Harold Rainsford Stark - CNO and The Beginning of World War II

CNO and The Beginning of World War II

In August 1939, Stark became Chief of Naval Operations with the rank of Admiral. In that position, he oversaw the expansion of the Navy during 1940 and 1941, and its involvement in a the Neutrality Patrols against German submarines in the Atlantic during the latter part of 1941. It was at this time that he authored the Plan Dog memo, which laid the basis for America's Europe first policy. He also orchestrated the Navy's change to adopting unrestricted submarine warfare in case of war with Japan; Stark expressly ordered it at 17.52 Washington time on 7 December 1941, not quite four hours after the Japanese attack on Pearl Harbor. It appears the decision was taken without the knowledge or prior consent of the government. It violated the London Naval Treaty, to which the U.S. was signatory.
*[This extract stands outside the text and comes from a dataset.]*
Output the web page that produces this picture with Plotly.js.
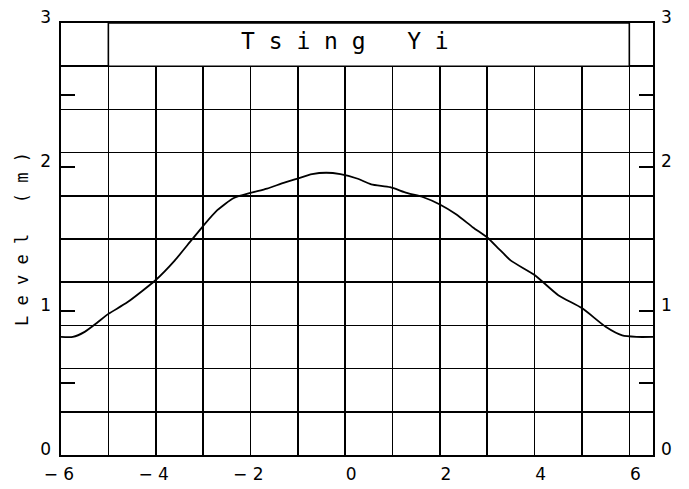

His most controversial service involved the growing menace of Japanese forces in the period before America was bombed into the war by the attack on Pearl Harbor. The controversy centers on whether he and his Director of War Plans, Admiral Richmond K. Turner provided sufficient information to Admiral Husband E. Kimmel, Commander of the Pacific Fleet at Pearl Harbor, about Japanese moves in the fall of 1941 to enable to Kimmel to anticipate an attack and to take steps to counter it. Captain (later Rear Admiral) Edwin T. Layton was Kimmel's chief intelligence officer (later also Adm. Chester W. Nimitz's intelligence officer) at the time of the attack. In his book, And I Was There: Pearl Harbor and Midway—Breaking the Secrets (1985), Layton maintained Stark offered meaningless advice throughout this period, withheld vital information at the insistence of his Director of War Plans, Admiral Turner, showed timidity in dealing with the Japanese, and utterly failed to provide anything of use to Kimmel. John Costello (Layton's co-author), in Days of Infamy (Pocket, 1994), points out MacArthur had complete access to both and JN-25, plus over eight hours warning, and was still caught by surprise. Moreover, as SCAP official historian Gordon Prange and his colleagues note in December 7, 1941 (McGraw-Hill, 1988), defense of the fleet was General Short's responsibility, not Stark's. Turner's insistence on having intelligence go through War Plans led Office of Naval Intelligence (ONI) to a wrong belief ONI was only to collect intelligence; Turner did not correct this view, nor aid Stark in understanding the problem. Among others, Morison and Layton agree Turner was most responsible for the debacle, as does Ned Beach in Scapegoats (Annapolis, 1995).

In addition, there was considerable confusion over where Japan might strike, including against the Soviet Union or British colonies in Asia.